• **Data for the task**
-=-=-

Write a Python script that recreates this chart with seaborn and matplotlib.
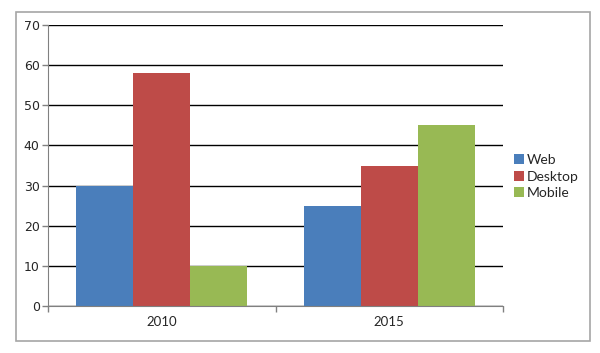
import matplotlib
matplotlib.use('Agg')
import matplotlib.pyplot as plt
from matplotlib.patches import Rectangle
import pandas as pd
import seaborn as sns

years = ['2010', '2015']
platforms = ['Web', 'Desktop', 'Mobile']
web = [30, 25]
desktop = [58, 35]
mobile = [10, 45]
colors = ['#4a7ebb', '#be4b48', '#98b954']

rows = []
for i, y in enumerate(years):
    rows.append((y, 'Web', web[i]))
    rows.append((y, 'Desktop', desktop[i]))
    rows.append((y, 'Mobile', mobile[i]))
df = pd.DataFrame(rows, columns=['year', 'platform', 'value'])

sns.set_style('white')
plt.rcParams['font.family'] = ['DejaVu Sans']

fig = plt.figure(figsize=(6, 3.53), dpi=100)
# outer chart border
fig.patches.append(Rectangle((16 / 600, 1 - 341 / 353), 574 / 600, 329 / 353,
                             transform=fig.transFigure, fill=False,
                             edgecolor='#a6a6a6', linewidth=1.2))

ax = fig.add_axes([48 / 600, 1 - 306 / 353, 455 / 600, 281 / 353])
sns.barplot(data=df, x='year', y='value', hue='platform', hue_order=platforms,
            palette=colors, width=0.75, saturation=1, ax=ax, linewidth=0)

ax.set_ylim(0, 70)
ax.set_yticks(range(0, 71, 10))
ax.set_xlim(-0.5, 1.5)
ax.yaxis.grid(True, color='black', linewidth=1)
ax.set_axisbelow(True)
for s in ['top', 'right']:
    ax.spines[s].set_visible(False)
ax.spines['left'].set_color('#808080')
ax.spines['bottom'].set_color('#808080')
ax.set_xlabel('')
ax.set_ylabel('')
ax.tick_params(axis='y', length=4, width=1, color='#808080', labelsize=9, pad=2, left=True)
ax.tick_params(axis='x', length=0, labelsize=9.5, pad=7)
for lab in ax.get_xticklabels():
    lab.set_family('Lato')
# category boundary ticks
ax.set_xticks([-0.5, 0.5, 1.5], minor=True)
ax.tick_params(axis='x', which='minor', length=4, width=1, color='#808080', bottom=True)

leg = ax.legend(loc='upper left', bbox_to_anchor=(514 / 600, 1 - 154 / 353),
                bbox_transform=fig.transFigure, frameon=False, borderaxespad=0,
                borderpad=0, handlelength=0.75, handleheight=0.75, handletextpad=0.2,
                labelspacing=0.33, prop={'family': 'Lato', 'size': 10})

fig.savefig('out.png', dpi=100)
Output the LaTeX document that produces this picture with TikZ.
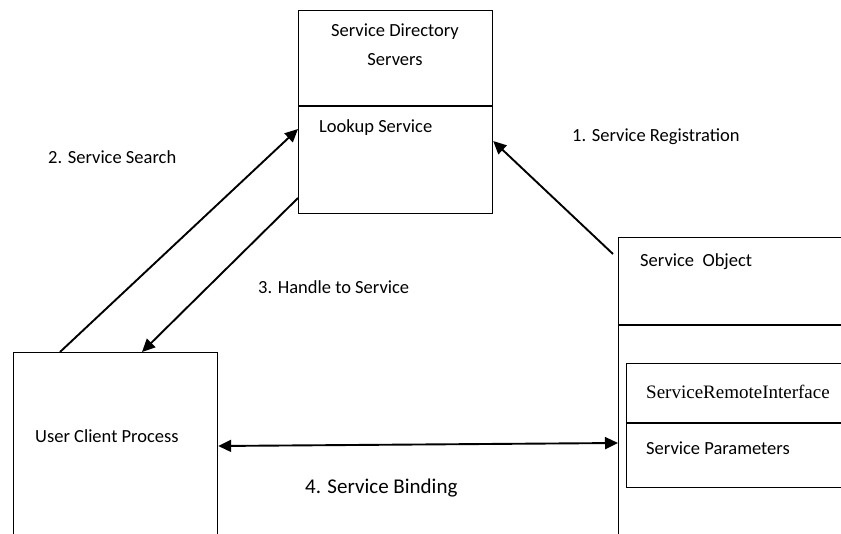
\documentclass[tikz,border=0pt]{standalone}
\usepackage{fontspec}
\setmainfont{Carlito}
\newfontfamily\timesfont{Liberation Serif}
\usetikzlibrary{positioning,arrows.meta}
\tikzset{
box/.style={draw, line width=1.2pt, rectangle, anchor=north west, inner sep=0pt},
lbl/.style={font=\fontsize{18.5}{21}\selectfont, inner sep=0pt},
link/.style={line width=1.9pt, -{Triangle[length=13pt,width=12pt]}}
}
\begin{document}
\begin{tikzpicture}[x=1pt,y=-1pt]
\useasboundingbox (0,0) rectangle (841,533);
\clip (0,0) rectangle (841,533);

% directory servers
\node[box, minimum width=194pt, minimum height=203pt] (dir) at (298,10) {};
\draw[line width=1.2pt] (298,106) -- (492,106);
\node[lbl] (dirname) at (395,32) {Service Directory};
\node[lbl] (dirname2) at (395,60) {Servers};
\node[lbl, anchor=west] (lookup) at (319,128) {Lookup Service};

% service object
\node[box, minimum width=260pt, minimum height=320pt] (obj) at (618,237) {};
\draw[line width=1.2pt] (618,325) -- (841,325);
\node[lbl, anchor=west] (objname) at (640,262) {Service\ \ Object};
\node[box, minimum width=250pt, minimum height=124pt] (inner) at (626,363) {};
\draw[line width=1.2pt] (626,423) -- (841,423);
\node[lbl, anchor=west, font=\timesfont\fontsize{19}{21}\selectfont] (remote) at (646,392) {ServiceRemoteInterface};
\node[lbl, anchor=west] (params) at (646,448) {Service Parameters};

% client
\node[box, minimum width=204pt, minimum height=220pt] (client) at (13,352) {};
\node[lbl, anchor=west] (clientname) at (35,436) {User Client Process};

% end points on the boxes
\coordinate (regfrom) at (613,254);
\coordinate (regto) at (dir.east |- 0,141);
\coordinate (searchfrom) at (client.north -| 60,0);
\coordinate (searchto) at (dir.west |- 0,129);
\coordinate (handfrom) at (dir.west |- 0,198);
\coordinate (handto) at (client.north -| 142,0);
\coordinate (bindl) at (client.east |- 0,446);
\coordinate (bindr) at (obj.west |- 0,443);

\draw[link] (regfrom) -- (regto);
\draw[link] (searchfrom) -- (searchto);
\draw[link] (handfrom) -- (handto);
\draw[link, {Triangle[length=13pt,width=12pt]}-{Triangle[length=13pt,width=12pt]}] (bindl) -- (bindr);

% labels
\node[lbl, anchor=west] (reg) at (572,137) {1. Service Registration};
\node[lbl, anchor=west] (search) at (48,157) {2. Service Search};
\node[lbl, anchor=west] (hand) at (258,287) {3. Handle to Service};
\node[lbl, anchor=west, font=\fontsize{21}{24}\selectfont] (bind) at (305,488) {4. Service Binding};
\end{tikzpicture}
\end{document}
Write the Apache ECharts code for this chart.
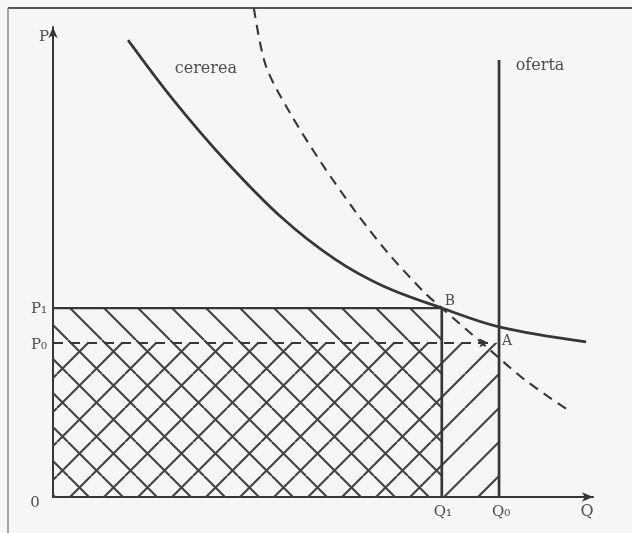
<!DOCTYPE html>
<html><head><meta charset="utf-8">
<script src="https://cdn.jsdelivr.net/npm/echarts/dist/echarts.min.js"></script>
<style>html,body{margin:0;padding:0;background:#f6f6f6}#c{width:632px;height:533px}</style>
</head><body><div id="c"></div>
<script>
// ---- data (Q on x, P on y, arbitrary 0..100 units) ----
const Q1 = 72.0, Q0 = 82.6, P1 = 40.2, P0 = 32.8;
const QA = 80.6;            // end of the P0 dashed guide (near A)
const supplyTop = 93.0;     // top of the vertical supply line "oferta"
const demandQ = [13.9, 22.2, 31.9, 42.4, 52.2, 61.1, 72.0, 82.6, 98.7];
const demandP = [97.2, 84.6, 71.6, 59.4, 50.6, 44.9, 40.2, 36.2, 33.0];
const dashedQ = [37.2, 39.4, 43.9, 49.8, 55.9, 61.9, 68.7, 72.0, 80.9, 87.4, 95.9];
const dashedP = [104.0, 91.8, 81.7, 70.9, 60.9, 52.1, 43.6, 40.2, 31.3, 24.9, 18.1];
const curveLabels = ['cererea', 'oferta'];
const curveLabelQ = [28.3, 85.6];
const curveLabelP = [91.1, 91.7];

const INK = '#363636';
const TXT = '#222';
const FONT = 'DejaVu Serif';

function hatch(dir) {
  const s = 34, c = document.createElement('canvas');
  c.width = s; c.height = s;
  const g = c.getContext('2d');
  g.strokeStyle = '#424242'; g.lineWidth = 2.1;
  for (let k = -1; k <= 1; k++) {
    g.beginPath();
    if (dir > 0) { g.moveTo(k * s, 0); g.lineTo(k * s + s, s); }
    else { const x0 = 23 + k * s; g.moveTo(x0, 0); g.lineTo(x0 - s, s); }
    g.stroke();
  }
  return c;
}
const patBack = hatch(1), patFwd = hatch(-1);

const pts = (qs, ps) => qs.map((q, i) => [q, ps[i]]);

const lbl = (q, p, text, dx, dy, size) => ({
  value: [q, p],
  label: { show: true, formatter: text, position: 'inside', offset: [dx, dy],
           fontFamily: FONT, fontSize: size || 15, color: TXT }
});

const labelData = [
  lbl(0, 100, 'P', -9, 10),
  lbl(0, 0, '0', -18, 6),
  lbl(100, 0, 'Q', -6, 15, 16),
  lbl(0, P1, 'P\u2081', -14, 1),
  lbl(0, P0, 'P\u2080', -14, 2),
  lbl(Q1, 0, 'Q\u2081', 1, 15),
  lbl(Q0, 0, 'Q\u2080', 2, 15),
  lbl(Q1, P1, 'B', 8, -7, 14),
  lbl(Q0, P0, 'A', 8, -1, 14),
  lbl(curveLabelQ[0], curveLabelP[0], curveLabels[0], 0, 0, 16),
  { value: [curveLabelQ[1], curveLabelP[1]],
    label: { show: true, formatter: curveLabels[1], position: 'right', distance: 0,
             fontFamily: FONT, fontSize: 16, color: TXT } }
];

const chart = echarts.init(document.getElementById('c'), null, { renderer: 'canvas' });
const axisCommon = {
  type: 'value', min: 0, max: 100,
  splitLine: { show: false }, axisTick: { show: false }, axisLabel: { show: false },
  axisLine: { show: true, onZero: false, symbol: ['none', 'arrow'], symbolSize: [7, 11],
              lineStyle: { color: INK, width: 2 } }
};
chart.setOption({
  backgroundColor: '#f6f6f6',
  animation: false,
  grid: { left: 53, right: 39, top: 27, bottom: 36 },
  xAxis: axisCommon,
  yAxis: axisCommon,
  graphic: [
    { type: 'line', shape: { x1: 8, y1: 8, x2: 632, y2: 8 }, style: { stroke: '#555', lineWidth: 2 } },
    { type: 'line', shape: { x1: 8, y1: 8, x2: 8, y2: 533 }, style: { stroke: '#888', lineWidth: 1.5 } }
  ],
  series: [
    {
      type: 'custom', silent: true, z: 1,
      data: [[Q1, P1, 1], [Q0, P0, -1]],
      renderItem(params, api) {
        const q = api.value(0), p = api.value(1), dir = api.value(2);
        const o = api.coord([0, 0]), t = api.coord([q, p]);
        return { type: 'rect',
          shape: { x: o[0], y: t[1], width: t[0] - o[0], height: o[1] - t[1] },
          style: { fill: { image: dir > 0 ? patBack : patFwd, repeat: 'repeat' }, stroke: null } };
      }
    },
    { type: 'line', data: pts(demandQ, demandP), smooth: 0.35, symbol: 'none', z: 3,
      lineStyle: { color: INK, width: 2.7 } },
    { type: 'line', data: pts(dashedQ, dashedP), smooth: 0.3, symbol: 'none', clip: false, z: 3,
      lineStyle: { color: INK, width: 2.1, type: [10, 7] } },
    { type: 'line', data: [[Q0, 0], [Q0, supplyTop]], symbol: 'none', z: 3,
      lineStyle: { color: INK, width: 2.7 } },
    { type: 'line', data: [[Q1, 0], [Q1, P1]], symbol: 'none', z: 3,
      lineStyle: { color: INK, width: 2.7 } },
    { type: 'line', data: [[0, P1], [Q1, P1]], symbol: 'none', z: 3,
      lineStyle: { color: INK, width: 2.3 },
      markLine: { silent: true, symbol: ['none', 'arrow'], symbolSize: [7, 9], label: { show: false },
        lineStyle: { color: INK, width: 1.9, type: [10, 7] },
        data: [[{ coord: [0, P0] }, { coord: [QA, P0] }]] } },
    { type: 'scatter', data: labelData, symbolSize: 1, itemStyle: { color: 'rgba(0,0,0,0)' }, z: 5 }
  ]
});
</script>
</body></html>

-=-=-

• **What the task asks**
Output exactly the span of lines from the top of the listing through the line holding "colors = ['#4a7ebb', '#be4b48', '#98b954']", and leave every picture out.

• **Finished answer**
Write a Python script that recreates this chart with seaborn and matplotlib.
import matplotlib
matplotlib.use('Agg')
import matplotlib.pyplot as plt
from matplotlib.patches import Rectangle
import pandas as pd
import seaborn as sns

years = ['2010', '2015']
platforms = ['Web', 'Desktop', 'Mobile']
web = [30, 25]
desktop = [58, 35]
mobile = [10, 45]
colors = ['#4a7ebb', '#be4b48', '#98b954']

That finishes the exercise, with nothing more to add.